Gai Waterhouse became indignant during the inquiry in the NSW capital of Sydney. She described Singleton’s accusations as “outlandish”. When asked with whom she spoke about More Joyous’s condition, Waterhouse snapped, “What are you implying?” The point of the question was obvious and unworthy of her umbrage.
The trainer had to admit an error in that pre-race treatments of More Joyous were not recorded in the mare’s logbook. This is not as serious a breach as it first sounds because both the trainer’s and owner’s vets had signed off on the treatments described as routine. The treatments did not come within the gamut of the major naughty of not reporting directly to stewards a horse’s illness, injury or treatment which might affect its performance.
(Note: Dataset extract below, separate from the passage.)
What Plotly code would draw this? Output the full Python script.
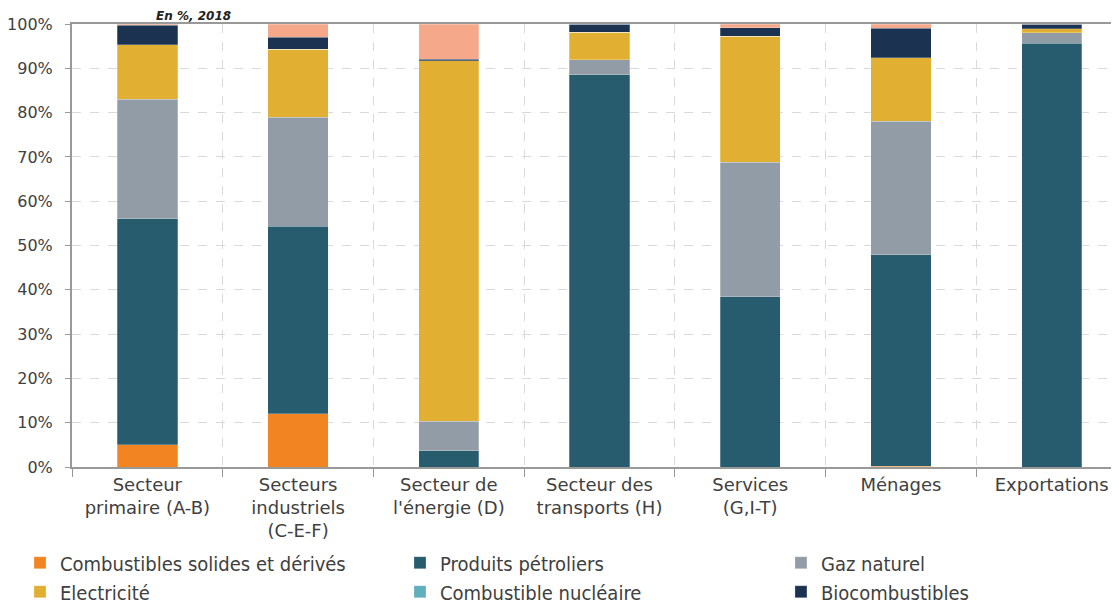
import plotly.graph_objects as go

CATEGORIES = [
    "Secteur<br>primaire (A-B)",
    "Secteurs<br>industriels<br>(C-E-F)",
    "Secteur de<br>l'énergie (D)",
    "Secteur des<br>transports (H)",
    "Services<br>(G,I-T)",
    "Ménages",
    "Exportations",
]

SOLIDES = [5.0, 12.0, 0.0, 0.0, 0.0, 0.2, 0.0]
PETROLE = [51.0, 42.4, 3.7, 88.5, 38.4, 47.7, 95.7]
GAZ = [27.0, 24.6, 6.6, 3.4, 30.4, 30.1, 2.3]
ELEC = [12.3, 15.3, 81.4, 6.2, 28.4, 14.4, 0.9]
NUCLEAIRE = [0.0, 0.0, 0.0, 0.0, 0.0, 0.0, 0.0]
BIO = [4.4, 2.7, 0.3, 1.9, 2.0, 6.6, 1.1]
AUTRES = [0.3, 3.0, 8.0, 0.0, 0.8, 1.0, 0.0]

# name, values, colour, legend (None = hidden)
SERIES = [
    ("Combustibles solides et dérivés", SOLIDES, "#f28522", "legend"),
    ("Produits pétroliers", PETROLE, "#275b6e", "legend2"),
    ("Gaz naturel", GAZ, "#929ca7", "legend3"),
    ("Electricité", ELEC, "#e1b032", "legend"),
    ("Combustible nucléaire", NUCLEAIRE, "#5fb0bc", "legend2"),
    ("Biocombustibles", BIO, "#1b3350", "legend3"),
    ("Autres", AUTRES, "#f5a98a", None),
]

TEXT = "#404040"
FONT = "DejaVu Sans"
LEG_FONT = "DejaVu Sans Condensed"

fig = go.Figure()
for name, vals, color, leg in SERIES:
    fig.add_trace(go.Bar(
        x=CATEGORIES, y=vals, name=name,
        marker=dict(color=color, line=dict(color="rgba(255,255,255,0.5)", width=0.5)),
        showlegend=leg is not None,
        legend=leg or "legend",
        width=0.4,
    ))

fig.add_annotation(
    text="<b><i>En %, 2018</i></b>", x=0.0787, xref="paper", y=1.0, yref="paper",
    xanchor="left", yanchor="bottom", yshift=0, borderpad=0, showarrow=False,
    font=dict(family=FONT, size=12, color="#222222"),
)

legend_style = dict(
    orientation="v", traceorder="normal", xanchor="left", y=-0.172, yanchor="top",
    font=dict(family=LEG_FONT, size=20, color=TEXT),
    tracegroupgap=0, bgcolor="rgba(0,0,0,0)",
)

# the page adds an 8px body margin, so the figure margins are 8px smaller
fig.update_layout(
    barmode="stack",
    width=1119, height=605,
    paper_bgcolor="white", plot_bgcolor="white",
    font=dict(family=FONT, size=18, color=TEXT),
    margin=dict(l=64, r=0, t=16, b=146, autoexpand=False),
    legend=dict(x=-0.0493, **legend_style),
    legend2=dict(x=0.3109, **legend_style),
    legend3=dict(x=0.672, **legend_style),
    xaxis=dict(
        tickson="boundaries", ticks="outside", ticklen=8, tickcolor="#999999",
        showgrid=True, gridcolor="#d9d9d9", griddash="dash", gridwidth=1,
        showline=True, linecolor="#999999", linewidth=2,
        tickfont=dict(family=FONT, size=18, color=TEXT),
        mirror=True, automargin=False,
    ),
    yaxis=dict(
        range=[0, 100], dtick=10, ticksuffix="%",
        showgrid=True, gridcolor="#d9d9d9", griddash="dash", gridwidth=1,
        showline=True, linecolor="#999999", linewidth=2,
        ticks="outside", ticklen=5, tickcolor="#999999", ticklabelstandoff=9,
        tickfont=dict(family=FONT, size=16, color=TEXT),
        zeroline=False, automargin=False,
    ),
)

fig.write_html("out.html")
This exchange between Chief Steward Ray Murrihy puts the issue into perspective.
Waterhouse: ‘‘We never tried to hide anything,”.
Murrihy: ‘‘I’m not suggesting you did, but it’s important those records are accurate.’’
Translate that into the trainer awaits a hefty fine – hefty by you or my standards, not so much by those of the cashed-up Waterhouse clan. As with all matters horse racing, some people were tipped off. Before the inquiry a few reporters said Waterhouse would be fined. The rest of us could not see why. Now we know.
Mother and son both accused Singleton of being drunk when he accosted the trainer before t.he race. The owner said he had had only three beers. An unkinder remark from Gai Waterhouse was that Singleton had so unsettled More Joyous jockey Nash Rawiller that he rode a bad race. This was really turning the affair on its head. When Singleton approached Waterhouse she was discussing riding tactics with Rawiller. We all saw on television that the jockey looked like he was praying the earth would open up so he could hide in a hole
But the trainer was on shaky ground when she said Rawiller had a bad ride as he gave More Joyous the run of the race behind the leader. The alternative tactic of challenging the front runner Rain Affair could only have ended in the eventual winner All Too Hard winning more easily. Singleton said Rawiller had a great ride and I think most of the racing crowd would agree.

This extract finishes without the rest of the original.